Good news:  Hardware support superpages
  OSes typically only use for kernel memory & frame buffer, but use for more
Should we just use 64KB pages instead of 8KB?  Instant 8x coverage gain
  Changes semantics (e.g., of guard pages and mprotect)
  Would wasted a lot of memory and cause more paging
  Would wasted a lot I/O bandwidth for writing out larger dirtied pages
  Would Potentially also hurt cache hit rate with low set associativity cache
  And should use even larger superpages if possible to further reduce miss rate
Hence, need more intelligent use of superpages.  Will need to:
  1. Track available superpages, so we can allocate them
  2. Make more superpages available under memory pressure
  3. Figure out when to promote pages into superpages, or demote back to pages

Authors track memory using a buddy allocator - what's this?
  Binary buddy: keep one bitmap for each power of from min to max chunk size
    When freeing chunk, if its "binary buddy" is free, coalesce to larger size
    Can do same for each power of 8 --> if other 7 chunks free, coalesce
  Allocate chunk of appropriate size, or if none available, break larger chunk
  Alternative:  Keep two trees to index free chunks by location and size
    Often better than binary buddy if you don't care about alignment
    But here virtual and physical pages need same alignment, so buddy better

To make more superpages available, could relocate existing pages.  Drawbacks?
  Copying pages is not free.  Uses CPU, potentially trashes your cache
  Past work used cost-benefit analysis to decide when to copy
    Cost estimated based on TLB misses--so have get more misses in first place
    Worse yet:  complicates TLB miss handler and makes it even slower

What to do instead?  Reservation.  How does this work?
  If might later want a superpage, reserve physical memory surrounding page

So when to promote pages?
  When all pages in a candidate superpage have been accessed and are clean
  Or when all pages in a candidate superpage have been dirtied
When to demote?
  Can speculatively demote to track usage (re-promote if all subpages used)
  Shatter clean superpage whenever application dirties a page.  Why?
    Sec 6.7 shows up to a factory of 20 performance penalty for not doing this
  What is hash trick?  Why not use?
    SHA-1 collision resistant hash, but too expensive to compute
    Note:  Should have used Rabin or some cheap message authentication code!
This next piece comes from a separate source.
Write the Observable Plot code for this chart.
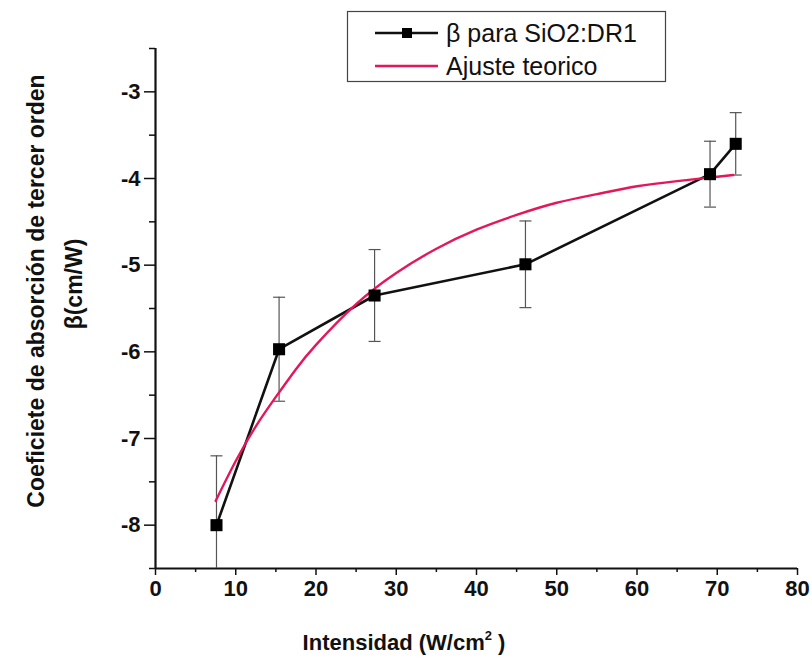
<!DOCTYPE html>
<html>
<head>
<meta charset="utf-8">
<script src="https://cdn.jsdelivr.net/npm/d3@7"></script>
<script src="https://cdn.jsdelivr.net/npm/@observablehq/plot@0.6"></script>
<style>
  html, body { margin: 0; padding: 0; background: #fff; }
  #chart { width: 812px; height: 658px; }
</style>
</head>
<body>
<div id="chart"></div>
<script>
// Measured third-order absorption coefficient vs. intensity
const intensity = [7.6, 15.4, 27.3, 46.1, 69.1, 72.3];
const beta      = [-8.0, -5.97, -5.35, -4.99, -3.95, -3.6];
const betaErr   = [0.8, 0.6, 0.53, 0.5, 0.38, 0.36];

// Theoretical fit curve, sampled along its length
const fitX = [7.5, 10, 12.5, 15, 17.5, 20, 25, 30, 35, 40, 45, 50, 55, 60, 65, 70, 72];
const fitY = [-7.72, -7.26, -6.86, -6.52, -6.2, -5.92, -5.45, -5.09, -4.81, -4.59, -4.42, -4.28, -4.18, -4.09, -4.03, -3.98, -3.96];

// Axis ticks
const xTicks = [0, 10, 20, 30, 40, 50, 60, 70, 80];
const xMinor = [5, 15, 25, 35, 45, 55, 65, 75];
const yTicks = [-8, -7, -6, -5, -4, -3];
const yMinor = [-8.5, -7.5, -6.5, -5.5, -4.5, -3.5, -2.5];

const points = intensity.map((x, i) => ({x, y: beta[i], lo: beta[i] - betaErr[i], hi: beta[i] + betaErr[i]}));
const fit = fitX.map((x, i) => ({x, y: fitY[i]}));

const fitColor = "#e3175a";
const font = "'Liberation Sans', Arial, Helvetica, sans-serif";

// horizontal cap for error bars
const capSymbol = { draw(ctx) { ctx.moveTo(-6, 0); ctx.lineTo(6, 0); } };

const chart = Plot.plot({
  width: 812,
  height: 658,
  marginLeft: 155,
  marginRight: 15,
  marginTop: 48,
  marginBottom: 90,
  style: { fontFamily: font, background: "#fff", color: "#111" },
  x: { domain: [0, 80] },
  y: { domain: [-8.5, -2.5] },
  marks: [
    Plot.axisX({ ticks: xMinor, tickSize: 4, text: null, strokeWidth: 1.5, label: null }),
    Plot.axisX({ ticks: xTicks, tickSize: 7, tickPadding: 5, tickFormat: d => String(d),
                 fontSize: 22, fontWeight: "bold", strokeWidth: 1.5, label: null }),
    Plot.axisY({ ticks: yMinor, tickSize: 6, text: null, strokeWidth: 1.5, label: null }),
    Plot.axisY({ ticks: yTicks, tickSize: 11, tickPadding: 4, tickFormat: d => String(d),
                 fontSize: 22, fontWeight: "bold", strokeWidth: 1.5, label: null }),
    Plot.ruleX([0], { stroke: "#111", strokeWidth: 2.2 }),
    Plot.ruleY([-8.5], { stroke: "#111", strokeWidth: 2.2 }),
    // error bars
    Plot.ruleX(points, { x: "x", y1: "lo", y2: "hi", stroke: "#555", strokeWidth: 1.2, clip: true }),
    Plot.dot(points, { x: "x", y: "hi", symbol: capSymbol, stroke: "#555", strokeWidth: 1.2, clip: true }),
    Plot.dot(points, { x: "x", y: "lo", symbol: capSymbol, stroke: "#555", strokeWidth: 1.2, clip: true }),
    // measured series
    Plot.line(points, { x: "x", y: "y", stroke: "#111", strokeWidth: 2.6 }),
    // theoretical fit
    Plot.line(fit, { x: "x", y: "y", stroke: fitColor, strokeWidth: 2.4, curve: "natural" }),
    Plot.dot(points, { x: "x", y: "y", symbol: "square", r: 6.8, fill: "#000", stroke: "none" })
  ]
});

document.getElementById("chart").appendChild(chart);

const svg = d3.select(chart);

// axis titles
svg.append("text")
  .attr("x", 404).attr("y", 650)
  .attr("text-anchor", "middle")
  .attr("font-family", font).attr("font-size", 22).attr("font-weight", "bold").attr("fill", "#111")
  .call(t => {
    t.append("tspan").text("Intensidad (W/cm");
    t.append("tspan").attr("font-size", 13).attr("dy", -10).text("2");
    t.append("tspan").attr("dy", 10).text(" )");
  });

svg.append("text")
  .attr("transform", "translate(44,291) rotate(-90)")
  .attr("text-anchor", "middle")
  .attr("font-family", font).attr("font-size", 23).attr("font-weight", "bold").attr("fill", "#111")
  .text("Coeficiete de absorción de tercer orden");

svg.append("text")
  .attr("transform", "translate(82,284) rotate(-90)")
  .attr("text-anchor", "middle")
  .attr("font-family", font).attr("font-size", 23).attr("font-weight", "bold").attr("fill", "#111")
  .text("β(cm/W)");

// legend
const lg = svg.append("g").attr("font-family", font).attr("font-size", 25).attr("fill", "#111")
  .attr("text-anchor", "start");
lg.append("rect").attr("x", 347.5).attr("y", 11.5).attr("width", 318).attr("height", 70)
  .attr("fill", "#fff").attr("stroke", "#444").attr("stroke-width", 1.2);
lg.append("line").attr("x1", 375).attr("x2", 438).attr("y1", 33).attr("y2", 33)
  .attr("stroke", "#111").attr("stroke-width", 2.6);
lg.append("rect").attr("x", 402).attr("y", 28).attr("width", 10).attr("height", 10).attr("fill", "#000");
lg.append("text").attr("x", 446).attr("y", 42).text("β para SiO2:DR1");
lg.append("line").attr("x1", 375).attr("x2", 438).attr("y1", 66).attr("y2", 66)
  .attr("stroke", fitColor).attr("stroke-width", 2.4);
lg.append("text").attr("x", 446).attr("y", 75).text("Ajuste teorico");
</script>
</body>
</html>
Promotion policy simple, but:  How much to reserve?  (Sec 4.2)
  Philosophy:  Best to err on side of reserving too much
  For fixed-size object (e.g., mmapped file):
    Pick largest superpage that won't overlap other reservation or beyond end
  For dynamically growing object (e.g., stack or heap)
    Eliminate restriction about overlapping beyond end of object
    But limit size of new superpage by current size of object
      (so don't reserve 4MB for 8KB stack that may only grow to 16KB)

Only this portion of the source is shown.